What you are asked to do
Please state how many lines in the records contain the string "this", with no words besides the number.

Records with drawing code:

____

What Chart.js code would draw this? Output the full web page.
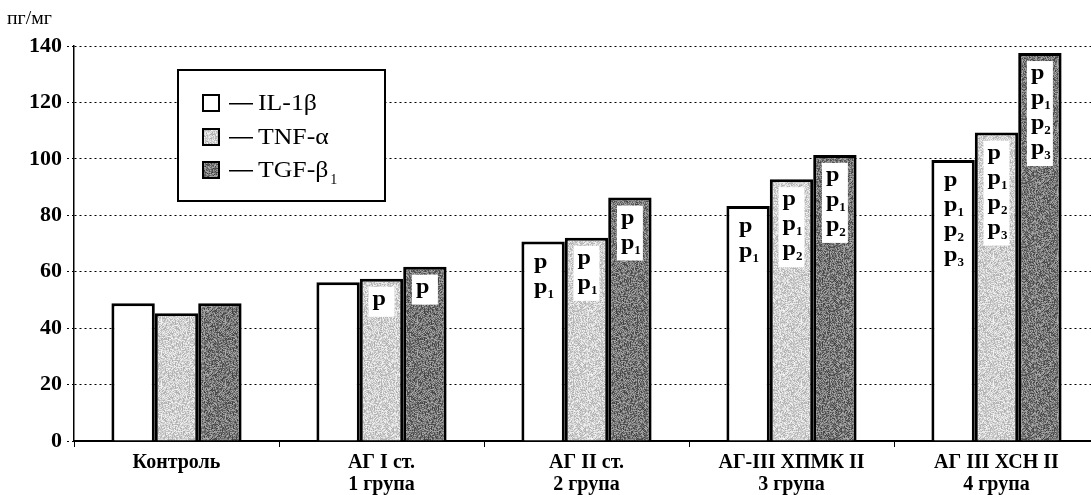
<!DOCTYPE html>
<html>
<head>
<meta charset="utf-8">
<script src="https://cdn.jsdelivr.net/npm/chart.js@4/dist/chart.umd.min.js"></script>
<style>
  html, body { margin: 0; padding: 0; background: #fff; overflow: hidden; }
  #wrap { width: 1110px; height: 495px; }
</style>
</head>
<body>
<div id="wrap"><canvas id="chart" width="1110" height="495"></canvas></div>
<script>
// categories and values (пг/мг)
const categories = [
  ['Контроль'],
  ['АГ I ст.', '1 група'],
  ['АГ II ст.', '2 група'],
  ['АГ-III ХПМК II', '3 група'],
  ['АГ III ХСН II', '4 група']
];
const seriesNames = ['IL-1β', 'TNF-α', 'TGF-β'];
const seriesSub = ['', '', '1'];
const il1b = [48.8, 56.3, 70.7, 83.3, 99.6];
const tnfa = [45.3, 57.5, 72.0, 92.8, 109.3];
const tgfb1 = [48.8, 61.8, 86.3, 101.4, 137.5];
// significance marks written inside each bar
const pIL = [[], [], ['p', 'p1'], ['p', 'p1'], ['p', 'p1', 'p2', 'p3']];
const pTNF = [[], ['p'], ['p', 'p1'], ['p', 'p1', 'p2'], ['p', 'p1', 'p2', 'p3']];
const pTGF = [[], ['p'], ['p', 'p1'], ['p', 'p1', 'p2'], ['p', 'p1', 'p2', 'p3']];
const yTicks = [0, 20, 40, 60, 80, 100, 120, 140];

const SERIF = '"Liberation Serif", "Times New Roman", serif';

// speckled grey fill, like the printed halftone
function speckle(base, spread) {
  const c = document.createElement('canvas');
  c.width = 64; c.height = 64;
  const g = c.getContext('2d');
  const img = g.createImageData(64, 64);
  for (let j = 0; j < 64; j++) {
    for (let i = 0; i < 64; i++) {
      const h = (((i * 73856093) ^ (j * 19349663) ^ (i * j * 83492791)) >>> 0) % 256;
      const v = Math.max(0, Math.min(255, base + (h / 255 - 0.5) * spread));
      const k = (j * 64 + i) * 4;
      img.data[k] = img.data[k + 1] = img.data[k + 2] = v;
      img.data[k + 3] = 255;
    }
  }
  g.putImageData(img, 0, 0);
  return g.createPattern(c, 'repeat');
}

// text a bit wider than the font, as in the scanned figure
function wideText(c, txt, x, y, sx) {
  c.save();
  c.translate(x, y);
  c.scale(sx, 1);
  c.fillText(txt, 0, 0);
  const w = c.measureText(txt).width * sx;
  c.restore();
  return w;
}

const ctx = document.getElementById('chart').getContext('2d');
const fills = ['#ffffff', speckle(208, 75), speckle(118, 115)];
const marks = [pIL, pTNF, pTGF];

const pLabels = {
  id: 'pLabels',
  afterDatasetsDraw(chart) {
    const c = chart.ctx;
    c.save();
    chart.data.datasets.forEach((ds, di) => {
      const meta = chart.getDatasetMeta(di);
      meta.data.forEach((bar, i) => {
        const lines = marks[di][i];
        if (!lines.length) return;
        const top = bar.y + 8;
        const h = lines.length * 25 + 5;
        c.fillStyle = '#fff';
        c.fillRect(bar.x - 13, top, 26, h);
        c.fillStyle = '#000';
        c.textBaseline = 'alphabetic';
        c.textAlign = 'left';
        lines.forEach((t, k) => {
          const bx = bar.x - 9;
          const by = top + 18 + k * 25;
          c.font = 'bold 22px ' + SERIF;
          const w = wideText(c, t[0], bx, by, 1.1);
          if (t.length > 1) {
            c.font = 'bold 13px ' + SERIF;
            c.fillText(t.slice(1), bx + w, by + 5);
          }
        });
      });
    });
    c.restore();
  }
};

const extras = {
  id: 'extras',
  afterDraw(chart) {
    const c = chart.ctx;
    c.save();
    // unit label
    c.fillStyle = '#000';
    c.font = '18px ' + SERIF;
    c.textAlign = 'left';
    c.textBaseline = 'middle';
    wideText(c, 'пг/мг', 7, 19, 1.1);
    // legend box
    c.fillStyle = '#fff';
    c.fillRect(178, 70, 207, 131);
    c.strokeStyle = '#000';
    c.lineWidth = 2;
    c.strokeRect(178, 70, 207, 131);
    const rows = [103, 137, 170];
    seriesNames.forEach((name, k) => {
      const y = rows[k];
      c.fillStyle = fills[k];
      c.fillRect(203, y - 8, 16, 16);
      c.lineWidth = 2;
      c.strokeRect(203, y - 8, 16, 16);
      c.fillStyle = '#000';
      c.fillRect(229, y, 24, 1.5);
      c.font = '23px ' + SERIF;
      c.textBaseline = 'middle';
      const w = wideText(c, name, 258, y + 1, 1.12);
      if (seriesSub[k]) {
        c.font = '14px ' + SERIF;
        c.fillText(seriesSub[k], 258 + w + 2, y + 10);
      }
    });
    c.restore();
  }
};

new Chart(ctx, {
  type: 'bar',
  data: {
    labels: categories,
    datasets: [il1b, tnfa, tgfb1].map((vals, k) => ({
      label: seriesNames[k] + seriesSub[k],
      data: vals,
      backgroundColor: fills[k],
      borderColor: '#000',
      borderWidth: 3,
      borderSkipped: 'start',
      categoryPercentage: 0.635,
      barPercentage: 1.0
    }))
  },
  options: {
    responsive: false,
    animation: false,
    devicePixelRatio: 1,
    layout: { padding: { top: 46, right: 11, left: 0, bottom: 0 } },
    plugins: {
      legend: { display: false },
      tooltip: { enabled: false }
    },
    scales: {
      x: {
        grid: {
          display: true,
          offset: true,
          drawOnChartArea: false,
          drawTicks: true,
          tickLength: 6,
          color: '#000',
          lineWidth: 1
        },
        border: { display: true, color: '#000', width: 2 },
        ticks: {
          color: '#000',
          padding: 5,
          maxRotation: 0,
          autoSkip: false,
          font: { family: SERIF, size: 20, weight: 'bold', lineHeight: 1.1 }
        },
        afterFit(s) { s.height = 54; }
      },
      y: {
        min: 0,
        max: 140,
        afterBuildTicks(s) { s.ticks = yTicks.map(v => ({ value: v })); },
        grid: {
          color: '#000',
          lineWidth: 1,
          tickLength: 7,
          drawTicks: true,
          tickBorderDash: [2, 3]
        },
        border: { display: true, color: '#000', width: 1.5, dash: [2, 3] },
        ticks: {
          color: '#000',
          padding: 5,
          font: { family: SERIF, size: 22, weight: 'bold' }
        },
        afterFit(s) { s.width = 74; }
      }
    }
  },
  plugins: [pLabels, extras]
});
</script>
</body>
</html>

____

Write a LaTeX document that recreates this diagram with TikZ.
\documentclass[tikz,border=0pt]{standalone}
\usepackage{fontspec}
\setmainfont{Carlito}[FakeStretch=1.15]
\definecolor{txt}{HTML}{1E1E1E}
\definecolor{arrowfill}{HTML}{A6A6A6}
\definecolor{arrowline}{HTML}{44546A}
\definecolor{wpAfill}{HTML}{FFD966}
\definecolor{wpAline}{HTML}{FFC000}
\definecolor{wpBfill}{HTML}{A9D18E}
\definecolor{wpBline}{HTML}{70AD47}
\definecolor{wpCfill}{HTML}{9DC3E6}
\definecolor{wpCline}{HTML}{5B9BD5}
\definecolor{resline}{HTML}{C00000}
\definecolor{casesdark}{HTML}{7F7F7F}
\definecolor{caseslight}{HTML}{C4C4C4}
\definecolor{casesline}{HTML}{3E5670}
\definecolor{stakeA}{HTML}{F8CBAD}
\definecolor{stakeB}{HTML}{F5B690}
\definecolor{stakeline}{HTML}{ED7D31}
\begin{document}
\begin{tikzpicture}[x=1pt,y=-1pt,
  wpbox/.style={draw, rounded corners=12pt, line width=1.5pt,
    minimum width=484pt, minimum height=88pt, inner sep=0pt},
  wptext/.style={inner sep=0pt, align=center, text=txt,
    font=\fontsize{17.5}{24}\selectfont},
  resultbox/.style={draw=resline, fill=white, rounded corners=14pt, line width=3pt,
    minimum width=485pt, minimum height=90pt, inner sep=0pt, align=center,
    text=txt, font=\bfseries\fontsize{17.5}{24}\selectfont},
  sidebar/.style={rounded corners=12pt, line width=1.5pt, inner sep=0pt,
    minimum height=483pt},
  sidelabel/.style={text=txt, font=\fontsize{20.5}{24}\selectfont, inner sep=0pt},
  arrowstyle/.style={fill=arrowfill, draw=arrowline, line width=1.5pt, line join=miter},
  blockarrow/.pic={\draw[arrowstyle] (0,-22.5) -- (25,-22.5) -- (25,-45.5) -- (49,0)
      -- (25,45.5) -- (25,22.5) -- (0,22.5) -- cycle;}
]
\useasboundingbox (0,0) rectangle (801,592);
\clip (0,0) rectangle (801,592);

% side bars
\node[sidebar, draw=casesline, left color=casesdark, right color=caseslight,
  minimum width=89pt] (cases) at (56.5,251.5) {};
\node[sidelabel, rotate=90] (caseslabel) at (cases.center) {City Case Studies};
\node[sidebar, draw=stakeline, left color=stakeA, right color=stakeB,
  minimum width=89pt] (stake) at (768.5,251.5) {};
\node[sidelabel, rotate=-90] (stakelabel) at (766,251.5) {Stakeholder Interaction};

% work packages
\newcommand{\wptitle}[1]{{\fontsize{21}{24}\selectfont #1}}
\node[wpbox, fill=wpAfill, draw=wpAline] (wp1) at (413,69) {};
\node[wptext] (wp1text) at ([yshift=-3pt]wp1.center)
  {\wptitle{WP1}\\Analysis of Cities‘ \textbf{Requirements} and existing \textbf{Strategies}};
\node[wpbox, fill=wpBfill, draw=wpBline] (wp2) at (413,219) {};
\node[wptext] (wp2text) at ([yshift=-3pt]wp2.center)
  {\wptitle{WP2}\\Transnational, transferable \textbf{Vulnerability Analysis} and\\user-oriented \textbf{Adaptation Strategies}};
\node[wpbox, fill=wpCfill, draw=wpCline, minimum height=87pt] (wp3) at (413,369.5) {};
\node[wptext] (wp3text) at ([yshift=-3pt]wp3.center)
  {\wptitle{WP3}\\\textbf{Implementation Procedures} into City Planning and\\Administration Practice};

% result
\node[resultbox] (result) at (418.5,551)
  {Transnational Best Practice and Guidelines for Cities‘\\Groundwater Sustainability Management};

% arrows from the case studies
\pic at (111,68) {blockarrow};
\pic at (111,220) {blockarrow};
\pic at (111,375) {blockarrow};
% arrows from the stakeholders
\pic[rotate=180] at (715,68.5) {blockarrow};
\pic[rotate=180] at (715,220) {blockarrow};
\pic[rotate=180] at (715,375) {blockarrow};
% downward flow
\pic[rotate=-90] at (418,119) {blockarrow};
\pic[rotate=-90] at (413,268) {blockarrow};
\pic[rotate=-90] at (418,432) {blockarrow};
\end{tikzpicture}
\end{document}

____

Complete output
2